Mulai muncul masalah ketika  hasil pertanian dan perkebunan seperti teh, kopi dan kina, semakin bertambah pesat  karena tingginya permintaan komoditas tersebut di pasaran dunia tidak diimbangi dengan sarana prasarana pengangkutan yang memadai.

Pedati pengangkut hasil bumi (sumber: rri.co.id)

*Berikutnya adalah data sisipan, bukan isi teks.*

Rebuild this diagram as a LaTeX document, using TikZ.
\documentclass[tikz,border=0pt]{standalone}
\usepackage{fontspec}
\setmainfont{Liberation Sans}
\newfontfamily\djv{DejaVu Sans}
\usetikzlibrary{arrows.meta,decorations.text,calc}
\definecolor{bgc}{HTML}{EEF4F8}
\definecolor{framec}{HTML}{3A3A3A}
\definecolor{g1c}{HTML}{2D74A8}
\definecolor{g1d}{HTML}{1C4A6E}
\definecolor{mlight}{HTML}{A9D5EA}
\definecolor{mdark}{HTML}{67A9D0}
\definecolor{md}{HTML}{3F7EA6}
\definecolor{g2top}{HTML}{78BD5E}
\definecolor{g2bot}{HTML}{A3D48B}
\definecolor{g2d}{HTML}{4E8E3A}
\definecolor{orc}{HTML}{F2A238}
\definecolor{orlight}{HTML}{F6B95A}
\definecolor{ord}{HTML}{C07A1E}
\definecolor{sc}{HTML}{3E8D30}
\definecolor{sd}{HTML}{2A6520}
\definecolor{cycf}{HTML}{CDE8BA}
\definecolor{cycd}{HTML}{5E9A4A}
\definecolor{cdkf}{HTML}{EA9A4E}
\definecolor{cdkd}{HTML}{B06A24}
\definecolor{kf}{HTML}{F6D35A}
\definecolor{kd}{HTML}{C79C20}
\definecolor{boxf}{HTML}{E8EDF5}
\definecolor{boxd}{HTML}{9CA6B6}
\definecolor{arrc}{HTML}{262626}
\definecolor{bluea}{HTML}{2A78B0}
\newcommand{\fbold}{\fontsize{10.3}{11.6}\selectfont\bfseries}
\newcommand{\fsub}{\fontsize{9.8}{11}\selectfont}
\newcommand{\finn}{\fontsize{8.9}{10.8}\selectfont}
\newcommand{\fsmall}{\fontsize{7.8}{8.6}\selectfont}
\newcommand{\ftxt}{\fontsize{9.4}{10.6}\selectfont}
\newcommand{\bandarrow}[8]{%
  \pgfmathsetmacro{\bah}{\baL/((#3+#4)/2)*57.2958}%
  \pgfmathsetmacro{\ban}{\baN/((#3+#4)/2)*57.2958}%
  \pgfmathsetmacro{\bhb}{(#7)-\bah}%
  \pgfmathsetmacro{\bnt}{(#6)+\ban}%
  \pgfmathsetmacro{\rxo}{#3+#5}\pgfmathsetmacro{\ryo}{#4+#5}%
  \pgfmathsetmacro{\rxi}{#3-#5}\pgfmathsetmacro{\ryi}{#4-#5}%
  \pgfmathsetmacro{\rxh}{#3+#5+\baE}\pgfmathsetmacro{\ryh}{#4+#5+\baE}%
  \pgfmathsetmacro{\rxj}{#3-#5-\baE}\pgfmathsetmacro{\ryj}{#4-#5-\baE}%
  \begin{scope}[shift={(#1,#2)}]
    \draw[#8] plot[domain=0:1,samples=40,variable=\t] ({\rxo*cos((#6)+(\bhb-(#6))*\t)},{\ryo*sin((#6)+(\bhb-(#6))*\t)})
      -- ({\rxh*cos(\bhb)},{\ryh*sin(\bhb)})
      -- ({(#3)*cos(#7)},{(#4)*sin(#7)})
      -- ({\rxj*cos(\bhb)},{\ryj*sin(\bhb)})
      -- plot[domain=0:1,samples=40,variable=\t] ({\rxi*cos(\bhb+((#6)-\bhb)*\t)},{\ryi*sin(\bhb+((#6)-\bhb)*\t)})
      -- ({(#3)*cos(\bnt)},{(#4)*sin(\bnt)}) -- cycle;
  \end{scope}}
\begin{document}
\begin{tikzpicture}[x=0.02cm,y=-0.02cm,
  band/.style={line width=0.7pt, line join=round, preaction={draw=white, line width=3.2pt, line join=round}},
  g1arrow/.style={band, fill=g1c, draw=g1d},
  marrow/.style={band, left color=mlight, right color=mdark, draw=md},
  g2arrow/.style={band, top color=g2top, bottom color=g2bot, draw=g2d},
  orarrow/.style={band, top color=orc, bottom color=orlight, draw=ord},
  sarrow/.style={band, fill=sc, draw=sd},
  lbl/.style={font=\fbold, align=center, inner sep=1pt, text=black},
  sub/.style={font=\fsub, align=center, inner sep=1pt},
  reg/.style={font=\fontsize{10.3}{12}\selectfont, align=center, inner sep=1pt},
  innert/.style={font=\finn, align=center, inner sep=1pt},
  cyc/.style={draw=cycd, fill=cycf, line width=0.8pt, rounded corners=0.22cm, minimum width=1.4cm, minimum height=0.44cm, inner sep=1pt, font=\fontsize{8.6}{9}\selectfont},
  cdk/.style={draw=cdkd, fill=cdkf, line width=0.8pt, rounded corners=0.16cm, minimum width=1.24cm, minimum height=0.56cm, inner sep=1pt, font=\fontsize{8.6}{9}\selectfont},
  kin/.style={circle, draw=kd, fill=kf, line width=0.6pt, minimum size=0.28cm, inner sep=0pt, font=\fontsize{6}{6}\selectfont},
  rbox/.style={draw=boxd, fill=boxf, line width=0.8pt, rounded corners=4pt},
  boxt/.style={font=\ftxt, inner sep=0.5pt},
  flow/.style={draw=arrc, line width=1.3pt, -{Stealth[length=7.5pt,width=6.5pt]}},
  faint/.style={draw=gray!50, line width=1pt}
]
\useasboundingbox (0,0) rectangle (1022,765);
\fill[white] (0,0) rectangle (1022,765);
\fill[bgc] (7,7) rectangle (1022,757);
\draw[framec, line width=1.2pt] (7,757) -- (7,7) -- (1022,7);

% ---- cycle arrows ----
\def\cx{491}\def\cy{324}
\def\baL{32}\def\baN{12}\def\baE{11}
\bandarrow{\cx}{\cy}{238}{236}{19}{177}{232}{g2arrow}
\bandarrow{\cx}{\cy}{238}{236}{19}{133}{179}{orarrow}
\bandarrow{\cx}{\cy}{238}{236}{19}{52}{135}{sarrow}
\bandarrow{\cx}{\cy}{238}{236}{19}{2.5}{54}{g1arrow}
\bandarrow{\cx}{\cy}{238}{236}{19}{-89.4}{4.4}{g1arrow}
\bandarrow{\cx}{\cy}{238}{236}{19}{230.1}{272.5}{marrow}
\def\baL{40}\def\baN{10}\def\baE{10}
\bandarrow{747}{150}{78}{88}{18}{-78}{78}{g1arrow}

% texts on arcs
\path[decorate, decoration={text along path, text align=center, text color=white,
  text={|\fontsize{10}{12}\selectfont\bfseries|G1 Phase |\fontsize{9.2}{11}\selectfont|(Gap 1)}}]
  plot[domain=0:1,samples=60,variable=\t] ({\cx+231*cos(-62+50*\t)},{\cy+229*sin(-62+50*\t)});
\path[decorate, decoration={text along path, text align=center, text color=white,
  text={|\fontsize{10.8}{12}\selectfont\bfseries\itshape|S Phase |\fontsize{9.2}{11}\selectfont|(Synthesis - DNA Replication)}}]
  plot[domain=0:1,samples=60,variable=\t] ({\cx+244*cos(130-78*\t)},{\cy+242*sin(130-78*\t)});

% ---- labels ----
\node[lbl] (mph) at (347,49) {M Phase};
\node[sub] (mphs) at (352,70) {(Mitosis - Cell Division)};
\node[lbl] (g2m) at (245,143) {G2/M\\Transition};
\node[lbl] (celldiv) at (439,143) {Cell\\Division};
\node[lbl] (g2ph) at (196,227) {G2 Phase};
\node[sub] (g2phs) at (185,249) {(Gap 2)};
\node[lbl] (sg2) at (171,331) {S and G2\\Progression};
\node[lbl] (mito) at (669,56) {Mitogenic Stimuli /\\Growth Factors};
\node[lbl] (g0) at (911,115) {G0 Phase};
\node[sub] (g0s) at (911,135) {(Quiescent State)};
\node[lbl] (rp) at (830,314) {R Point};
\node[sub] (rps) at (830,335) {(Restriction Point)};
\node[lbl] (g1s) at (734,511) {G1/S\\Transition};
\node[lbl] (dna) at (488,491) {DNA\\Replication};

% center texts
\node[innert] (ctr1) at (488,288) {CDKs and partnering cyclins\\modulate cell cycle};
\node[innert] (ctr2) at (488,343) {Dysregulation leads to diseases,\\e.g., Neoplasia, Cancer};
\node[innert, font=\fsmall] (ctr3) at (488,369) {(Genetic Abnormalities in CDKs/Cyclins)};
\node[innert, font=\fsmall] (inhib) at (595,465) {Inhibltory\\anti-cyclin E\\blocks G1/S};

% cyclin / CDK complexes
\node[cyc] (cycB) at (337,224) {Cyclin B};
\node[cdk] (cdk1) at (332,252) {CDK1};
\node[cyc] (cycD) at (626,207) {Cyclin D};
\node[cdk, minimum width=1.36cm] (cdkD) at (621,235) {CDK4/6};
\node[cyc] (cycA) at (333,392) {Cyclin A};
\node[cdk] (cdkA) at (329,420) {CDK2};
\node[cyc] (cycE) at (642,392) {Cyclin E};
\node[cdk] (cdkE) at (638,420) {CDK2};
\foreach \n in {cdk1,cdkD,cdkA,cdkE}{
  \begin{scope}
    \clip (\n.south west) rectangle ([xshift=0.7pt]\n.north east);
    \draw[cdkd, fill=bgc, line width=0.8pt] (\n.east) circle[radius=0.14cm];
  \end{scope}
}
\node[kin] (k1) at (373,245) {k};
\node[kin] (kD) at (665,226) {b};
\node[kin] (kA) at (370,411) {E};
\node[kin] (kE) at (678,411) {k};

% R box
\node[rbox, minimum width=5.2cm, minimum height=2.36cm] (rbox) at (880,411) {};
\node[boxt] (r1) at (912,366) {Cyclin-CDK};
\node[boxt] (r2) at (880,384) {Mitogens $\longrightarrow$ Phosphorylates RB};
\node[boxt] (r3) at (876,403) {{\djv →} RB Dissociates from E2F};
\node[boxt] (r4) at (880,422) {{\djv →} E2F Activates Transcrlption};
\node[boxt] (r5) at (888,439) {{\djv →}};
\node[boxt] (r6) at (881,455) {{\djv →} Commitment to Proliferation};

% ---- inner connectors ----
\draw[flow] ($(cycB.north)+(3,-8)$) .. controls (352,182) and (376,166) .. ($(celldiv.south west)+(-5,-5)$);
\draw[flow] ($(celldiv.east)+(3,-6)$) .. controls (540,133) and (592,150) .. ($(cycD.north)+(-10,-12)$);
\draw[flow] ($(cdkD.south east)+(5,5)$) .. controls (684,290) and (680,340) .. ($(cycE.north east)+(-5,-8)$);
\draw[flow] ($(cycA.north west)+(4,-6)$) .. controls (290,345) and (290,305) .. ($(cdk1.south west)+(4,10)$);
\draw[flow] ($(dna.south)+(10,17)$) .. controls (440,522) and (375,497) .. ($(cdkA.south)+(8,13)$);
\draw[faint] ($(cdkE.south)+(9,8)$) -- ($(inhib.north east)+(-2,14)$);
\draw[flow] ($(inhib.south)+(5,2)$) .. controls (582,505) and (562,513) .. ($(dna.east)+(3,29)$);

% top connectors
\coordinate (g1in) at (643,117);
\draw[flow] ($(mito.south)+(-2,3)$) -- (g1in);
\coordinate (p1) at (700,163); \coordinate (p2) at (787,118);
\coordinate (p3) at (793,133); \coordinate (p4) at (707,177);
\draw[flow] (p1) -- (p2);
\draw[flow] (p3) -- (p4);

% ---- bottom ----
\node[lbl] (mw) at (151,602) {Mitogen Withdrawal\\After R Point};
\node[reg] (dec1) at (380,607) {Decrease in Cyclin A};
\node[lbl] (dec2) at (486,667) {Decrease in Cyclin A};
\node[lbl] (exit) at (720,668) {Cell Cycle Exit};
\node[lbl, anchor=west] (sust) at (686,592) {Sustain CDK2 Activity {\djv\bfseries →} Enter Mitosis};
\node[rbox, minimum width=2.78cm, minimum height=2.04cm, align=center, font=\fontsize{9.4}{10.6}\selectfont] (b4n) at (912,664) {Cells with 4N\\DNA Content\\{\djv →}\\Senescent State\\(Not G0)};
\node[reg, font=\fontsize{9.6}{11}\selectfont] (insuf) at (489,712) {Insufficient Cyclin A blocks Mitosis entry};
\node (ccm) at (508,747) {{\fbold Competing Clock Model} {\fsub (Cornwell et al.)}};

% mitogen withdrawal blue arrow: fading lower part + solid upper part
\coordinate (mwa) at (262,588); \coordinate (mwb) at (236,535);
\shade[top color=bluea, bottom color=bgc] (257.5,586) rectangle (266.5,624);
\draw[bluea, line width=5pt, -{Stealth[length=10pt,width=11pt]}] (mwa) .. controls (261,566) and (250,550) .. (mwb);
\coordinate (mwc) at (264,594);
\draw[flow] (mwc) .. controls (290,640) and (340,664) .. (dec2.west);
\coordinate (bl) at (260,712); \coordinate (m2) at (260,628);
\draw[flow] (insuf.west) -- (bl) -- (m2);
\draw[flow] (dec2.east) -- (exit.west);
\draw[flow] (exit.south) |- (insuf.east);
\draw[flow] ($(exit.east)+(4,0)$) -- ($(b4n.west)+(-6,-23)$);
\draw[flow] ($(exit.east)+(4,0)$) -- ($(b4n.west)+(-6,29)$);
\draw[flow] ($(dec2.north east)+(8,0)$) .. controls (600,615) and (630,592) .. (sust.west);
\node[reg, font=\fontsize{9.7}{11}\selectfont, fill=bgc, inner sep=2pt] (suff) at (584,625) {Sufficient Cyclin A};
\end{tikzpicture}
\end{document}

Masa itu, transportasi bergantung pada gerobak/cikar yang kapasitasnya terbatas dan membutuhkan waktu tempuh yang lama. Akibatnya, banyak hasil bumi yang rusak di gudang-gudang penampungan akibat tidak terangkut ke pelabuhan. Btw, dulu, hasil bumi dari Priangan Timur diekspor melalui dermaga Pelabuhan Santolo, di Pamengpeuk, Garut. Pelabuhan di laut selatan ini dianggap cukup menantang, sementara pilihan pelabuhan Batavia terhitung sangat jauh.

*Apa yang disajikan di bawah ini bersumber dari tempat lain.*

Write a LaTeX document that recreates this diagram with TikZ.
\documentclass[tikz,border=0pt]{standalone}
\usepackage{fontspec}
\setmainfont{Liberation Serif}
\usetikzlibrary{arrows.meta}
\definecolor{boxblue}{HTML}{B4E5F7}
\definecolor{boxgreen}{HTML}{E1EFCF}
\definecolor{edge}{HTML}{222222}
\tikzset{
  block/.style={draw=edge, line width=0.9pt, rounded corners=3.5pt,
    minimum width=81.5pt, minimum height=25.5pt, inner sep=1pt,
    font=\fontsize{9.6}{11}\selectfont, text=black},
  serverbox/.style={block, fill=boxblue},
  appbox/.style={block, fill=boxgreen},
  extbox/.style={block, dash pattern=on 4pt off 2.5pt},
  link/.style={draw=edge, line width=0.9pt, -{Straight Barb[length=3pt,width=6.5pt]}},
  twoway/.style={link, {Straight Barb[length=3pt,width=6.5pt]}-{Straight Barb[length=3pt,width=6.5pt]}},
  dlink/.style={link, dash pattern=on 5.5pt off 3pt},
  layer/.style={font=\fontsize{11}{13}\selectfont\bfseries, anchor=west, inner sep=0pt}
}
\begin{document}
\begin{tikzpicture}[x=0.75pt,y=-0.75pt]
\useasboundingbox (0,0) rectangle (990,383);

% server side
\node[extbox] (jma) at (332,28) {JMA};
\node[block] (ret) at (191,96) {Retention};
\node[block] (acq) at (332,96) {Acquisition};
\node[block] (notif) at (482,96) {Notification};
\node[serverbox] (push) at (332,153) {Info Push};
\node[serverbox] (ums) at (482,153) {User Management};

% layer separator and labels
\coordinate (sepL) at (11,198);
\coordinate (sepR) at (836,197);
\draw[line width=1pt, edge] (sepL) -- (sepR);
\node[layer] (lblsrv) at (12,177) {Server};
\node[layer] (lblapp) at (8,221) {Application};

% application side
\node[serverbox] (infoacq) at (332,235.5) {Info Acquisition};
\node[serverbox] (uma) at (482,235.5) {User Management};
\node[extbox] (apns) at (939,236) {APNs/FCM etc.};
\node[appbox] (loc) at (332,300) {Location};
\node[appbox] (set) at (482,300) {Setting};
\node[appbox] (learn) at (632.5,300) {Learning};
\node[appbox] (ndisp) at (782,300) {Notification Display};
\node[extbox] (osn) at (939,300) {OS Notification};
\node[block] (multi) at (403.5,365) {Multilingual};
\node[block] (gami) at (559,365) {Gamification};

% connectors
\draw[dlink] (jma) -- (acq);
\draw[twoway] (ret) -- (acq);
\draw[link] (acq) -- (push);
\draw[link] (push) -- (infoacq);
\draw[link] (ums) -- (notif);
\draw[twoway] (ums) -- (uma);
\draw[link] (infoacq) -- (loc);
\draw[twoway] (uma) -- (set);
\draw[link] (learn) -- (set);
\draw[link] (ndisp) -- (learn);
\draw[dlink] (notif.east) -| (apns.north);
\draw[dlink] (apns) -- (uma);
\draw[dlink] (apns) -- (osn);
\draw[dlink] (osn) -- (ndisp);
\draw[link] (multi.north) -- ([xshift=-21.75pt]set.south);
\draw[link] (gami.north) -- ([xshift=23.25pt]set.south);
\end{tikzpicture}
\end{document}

Para pengusaha semakin kukuh mendesak pemerintah kolonial untuk membangun sarana transportasi kereta api, yang dianggap mampu mengangkut barang secara berpuluh kali lipat dibanding jika diangkut dengan gerobak yang dihela oleh hewan. Selain itu, sarana transportasi kereta api juga dapat menunjang pariwisata ke Garut yang terkenal keindahan panoramanya, serta memperlancar mobilitas pasukan militer.

Tahun 1884, telah rampung pembangunan jalur kereta api Buitenzorg (Bogor)–Bandung–Cicalengka oleh Staatssporwegen (SS), sebuah perusahaan jawatan kereta api milik Pemerintah Hindia Belanda.

Kemudian pada tahun 1887, bersamaan dengan pembangunan jalur Bandung–Cilacap, dimulailah pembangunan jalur kereta api Cicalengka–Cibatu–Garut sepanjang 51 kilometer yang tuntas di tahun 1889, peresmian jalur berikut stasiunnya dilakukan oleh Gubernur Jenderal Hindia Belanda secara besar-besaran.

Jalur Cibatu–Garut kemudian diperpanjang ke Cikajang pada akhir 1920an, menjadikan Indonesia sempat memiliki stasiun kereta api tertinggi di Asia Tenggara, yaitu Stasiun Cikajang di ketinggian 1246 mdpl.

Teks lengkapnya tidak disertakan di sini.